#### DIRECTIONS
Copy only this: the line containing "Emit a web page", the line containing "const usdTicks = [0, 0.5, 1, 1.5, 2, 2.5];", and every line between them, exactly as written.

#### SUPPLIED MATERIAL
---

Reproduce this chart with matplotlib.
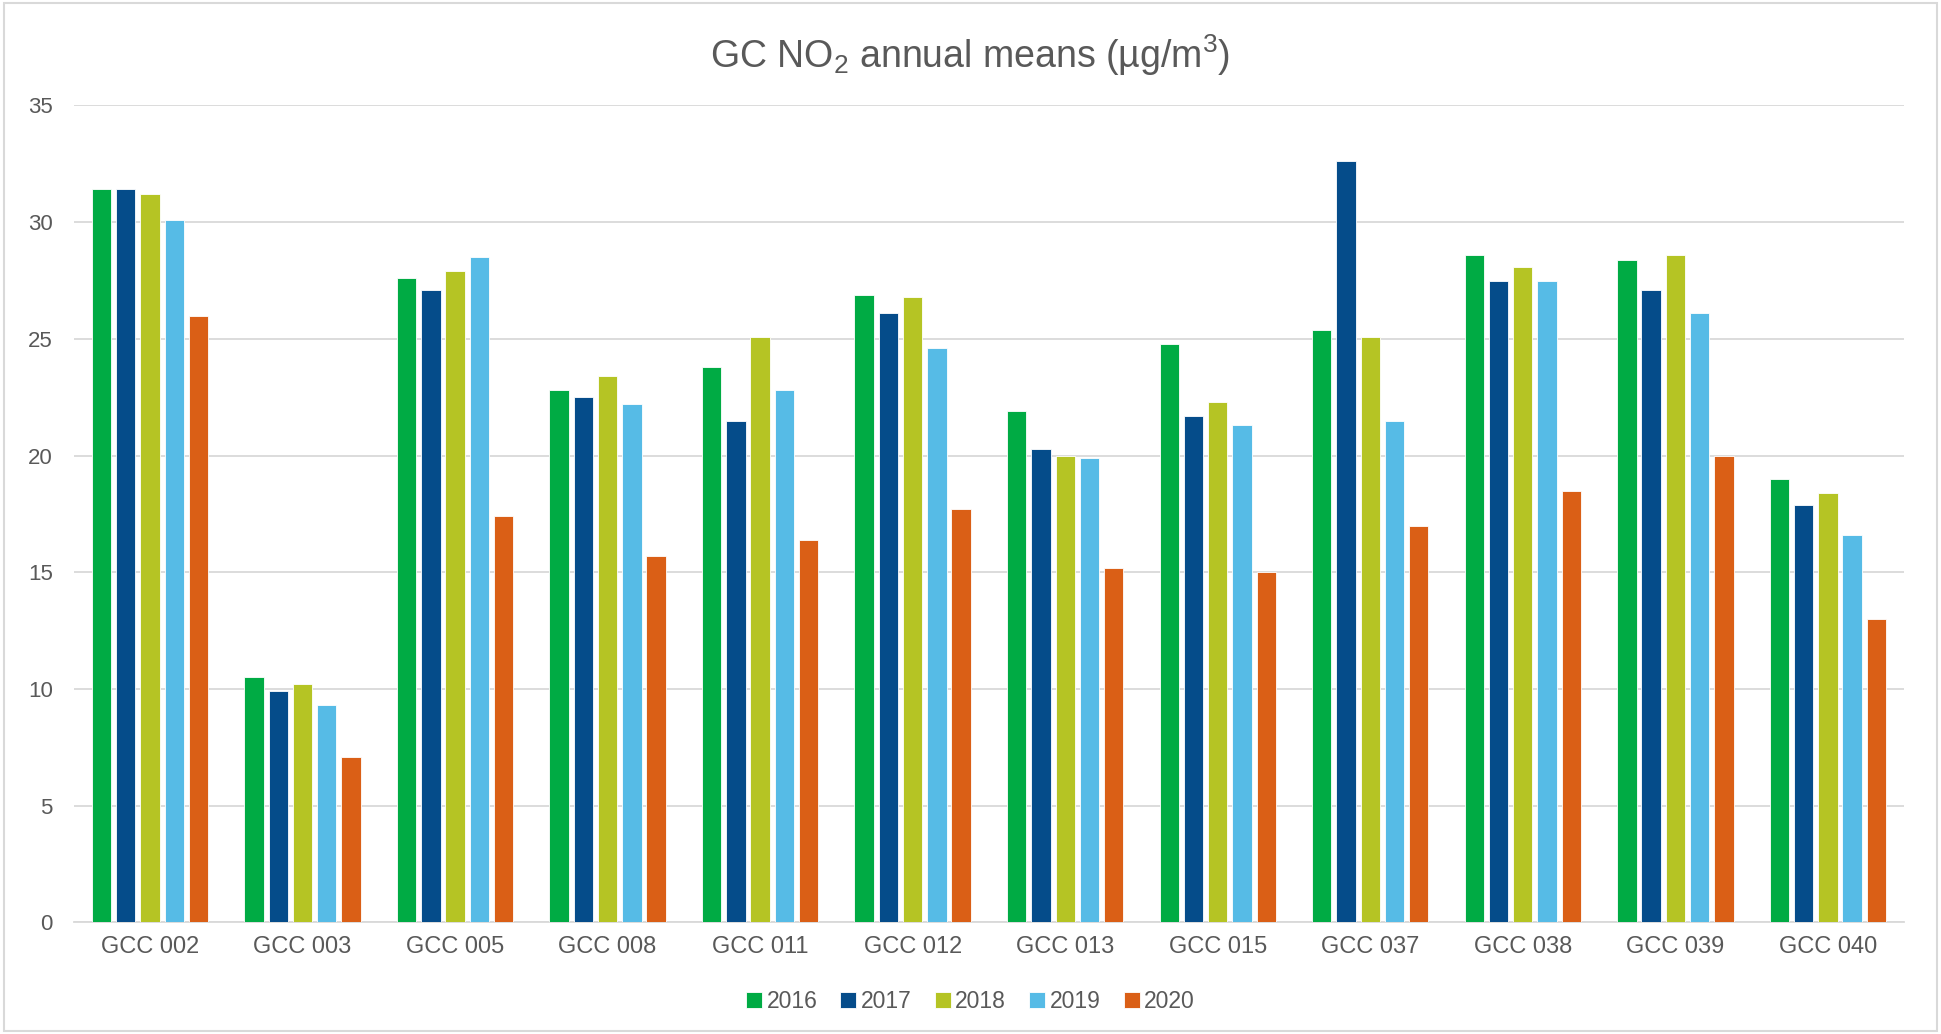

---

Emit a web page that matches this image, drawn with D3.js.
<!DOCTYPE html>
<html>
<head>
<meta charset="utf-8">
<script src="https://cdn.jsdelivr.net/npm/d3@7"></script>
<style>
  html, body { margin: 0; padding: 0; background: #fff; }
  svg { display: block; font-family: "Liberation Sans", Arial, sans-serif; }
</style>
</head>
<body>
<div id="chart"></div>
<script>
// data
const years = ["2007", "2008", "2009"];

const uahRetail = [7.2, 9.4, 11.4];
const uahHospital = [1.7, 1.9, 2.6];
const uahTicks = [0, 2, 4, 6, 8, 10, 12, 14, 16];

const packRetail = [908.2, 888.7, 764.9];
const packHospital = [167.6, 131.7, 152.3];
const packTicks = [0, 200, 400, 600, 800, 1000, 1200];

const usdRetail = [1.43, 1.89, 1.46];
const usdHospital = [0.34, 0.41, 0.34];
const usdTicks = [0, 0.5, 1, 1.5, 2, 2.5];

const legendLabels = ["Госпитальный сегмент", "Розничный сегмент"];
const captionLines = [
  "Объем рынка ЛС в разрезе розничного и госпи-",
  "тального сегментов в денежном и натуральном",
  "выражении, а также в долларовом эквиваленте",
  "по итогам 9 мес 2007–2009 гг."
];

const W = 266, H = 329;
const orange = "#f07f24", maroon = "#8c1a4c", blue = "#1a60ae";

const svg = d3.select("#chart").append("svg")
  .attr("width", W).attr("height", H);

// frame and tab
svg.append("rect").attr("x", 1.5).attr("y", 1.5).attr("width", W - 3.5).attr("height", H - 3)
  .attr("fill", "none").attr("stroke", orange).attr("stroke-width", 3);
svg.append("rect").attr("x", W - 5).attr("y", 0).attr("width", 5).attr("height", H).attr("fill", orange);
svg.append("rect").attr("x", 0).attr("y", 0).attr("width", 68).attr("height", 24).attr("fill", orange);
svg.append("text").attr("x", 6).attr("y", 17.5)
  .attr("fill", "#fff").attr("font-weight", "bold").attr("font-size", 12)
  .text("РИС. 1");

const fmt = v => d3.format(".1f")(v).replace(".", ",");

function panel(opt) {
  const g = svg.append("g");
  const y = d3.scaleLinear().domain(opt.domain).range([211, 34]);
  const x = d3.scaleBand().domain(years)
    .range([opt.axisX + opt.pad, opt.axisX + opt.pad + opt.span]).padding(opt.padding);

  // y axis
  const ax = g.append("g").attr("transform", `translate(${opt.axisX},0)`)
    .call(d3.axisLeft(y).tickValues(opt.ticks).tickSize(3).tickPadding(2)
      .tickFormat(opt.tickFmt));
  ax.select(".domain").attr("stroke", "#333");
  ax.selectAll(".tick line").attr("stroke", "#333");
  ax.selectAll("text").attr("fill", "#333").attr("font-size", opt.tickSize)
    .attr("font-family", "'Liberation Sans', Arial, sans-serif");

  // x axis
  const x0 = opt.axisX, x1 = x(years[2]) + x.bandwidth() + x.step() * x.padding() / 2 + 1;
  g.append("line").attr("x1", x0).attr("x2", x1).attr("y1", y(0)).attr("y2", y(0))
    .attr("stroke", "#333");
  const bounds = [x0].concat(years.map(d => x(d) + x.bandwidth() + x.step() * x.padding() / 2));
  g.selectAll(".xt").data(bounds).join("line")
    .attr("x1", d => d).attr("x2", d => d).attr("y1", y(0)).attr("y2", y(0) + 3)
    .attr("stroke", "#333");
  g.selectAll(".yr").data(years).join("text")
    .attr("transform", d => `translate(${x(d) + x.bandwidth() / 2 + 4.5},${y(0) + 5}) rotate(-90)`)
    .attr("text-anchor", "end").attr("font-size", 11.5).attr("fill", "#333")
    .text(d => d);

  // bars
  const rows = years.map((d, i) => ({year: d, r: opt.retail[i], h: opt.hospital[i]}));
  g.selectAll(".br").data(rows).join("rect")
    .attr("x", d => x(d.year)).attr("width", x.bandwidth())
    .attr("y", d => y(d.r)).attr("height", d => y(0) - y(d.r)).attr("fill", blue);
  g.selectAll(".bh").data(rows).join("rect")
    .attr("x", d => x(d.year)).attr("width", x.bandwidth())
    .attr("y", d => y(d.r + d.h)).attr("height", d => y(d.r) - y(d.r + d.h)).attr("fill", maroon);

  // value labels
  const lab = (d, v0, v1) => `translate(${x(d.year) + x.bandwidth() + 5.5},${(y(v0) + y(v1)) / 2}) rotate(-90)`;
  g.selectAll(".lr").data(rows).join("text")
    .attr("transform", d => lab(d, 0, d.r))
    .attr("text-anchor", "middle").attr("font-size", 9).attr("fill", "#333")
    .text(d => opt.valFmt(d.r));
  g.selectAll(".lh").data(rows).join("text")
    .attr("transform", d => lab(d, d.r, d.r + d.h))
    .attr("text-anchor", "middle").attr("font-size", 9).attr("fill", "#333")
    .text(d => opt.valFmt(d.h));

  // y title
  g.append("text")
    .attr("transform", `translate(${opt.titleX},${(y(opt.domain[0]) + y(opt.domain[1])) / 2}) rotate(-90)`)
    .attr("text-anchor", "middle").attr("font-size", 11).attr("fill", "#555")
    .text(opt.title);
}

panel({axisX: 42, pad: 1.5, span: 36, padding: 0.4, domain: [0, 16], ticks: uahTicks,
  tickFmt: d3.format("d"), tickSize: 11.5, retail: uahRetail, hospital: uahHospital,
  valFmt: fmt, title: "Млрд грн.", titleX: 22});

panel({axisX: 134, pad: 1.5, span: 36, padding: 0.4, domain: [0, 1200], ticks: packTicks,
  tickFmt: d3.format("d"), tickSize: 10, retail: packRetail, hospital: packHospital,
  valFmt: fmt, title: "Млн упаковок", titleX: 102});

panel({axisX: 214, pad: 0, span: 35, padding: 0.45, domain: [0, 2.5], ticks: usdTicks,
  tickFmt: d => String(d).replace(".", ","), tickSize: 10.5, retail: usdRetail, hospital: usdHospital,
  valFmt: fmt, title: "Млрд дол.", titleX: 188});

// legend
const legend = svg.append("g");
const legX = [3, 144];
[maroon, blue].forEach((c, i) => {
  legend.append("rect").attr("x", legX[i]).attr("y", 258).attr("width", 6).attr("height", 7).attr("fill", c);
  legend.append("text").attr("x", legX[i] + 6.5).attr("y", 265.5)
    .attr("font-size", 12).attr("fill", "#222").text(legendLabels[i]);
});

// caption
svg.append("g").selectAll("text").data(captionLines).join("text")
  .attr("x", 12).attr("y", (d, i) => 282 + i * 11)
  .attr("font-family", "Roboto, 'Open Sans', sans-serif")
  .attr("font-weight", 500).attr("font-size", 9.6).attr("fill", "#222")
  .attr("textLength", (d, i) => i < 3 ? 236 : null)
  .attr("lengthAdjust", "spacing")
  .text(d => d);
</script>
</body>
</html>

---

#### THE SOLUTION
Emit a web page that matches this image, drawn with D3.js.
<!DOCTYPE html>
<html>
<head>
<meta charset="utf-8">
<script src="https://cdn.jsdelivr.net/npm/d3@7"></script>
<style>
  html, body { margin: 0; padding: 0; background: #fff; }
  svg { display: block; font-family: "Liberation Sans", Arial, sans-serif; }
</style>
</head>
<body>
<div id="chart"></div>
<script>
// data
const years = ["2007", "2008", "2009"];

const uahRetail = [7.2, 9.4, 11.4];
const uahHospital = [1.7, 1.9, 2.6];
const uahTicks = [0, 2, 4, 6, 8, 10, 12, 14, 16];

const packRetail = [908.2, 888.7, 764.9];
const packHospital = [167.6, 131.7, 152.3];
const packTicks = [0, 200, 400, 600, 800, 1000, 1200];

const usdRetail = [1.43, 1.89, 1.46];
const usdHospital = [0.34, 0.41, 0.34];
const usdTicks = [0, 0.5, 1, 1.5, 2, 2.5];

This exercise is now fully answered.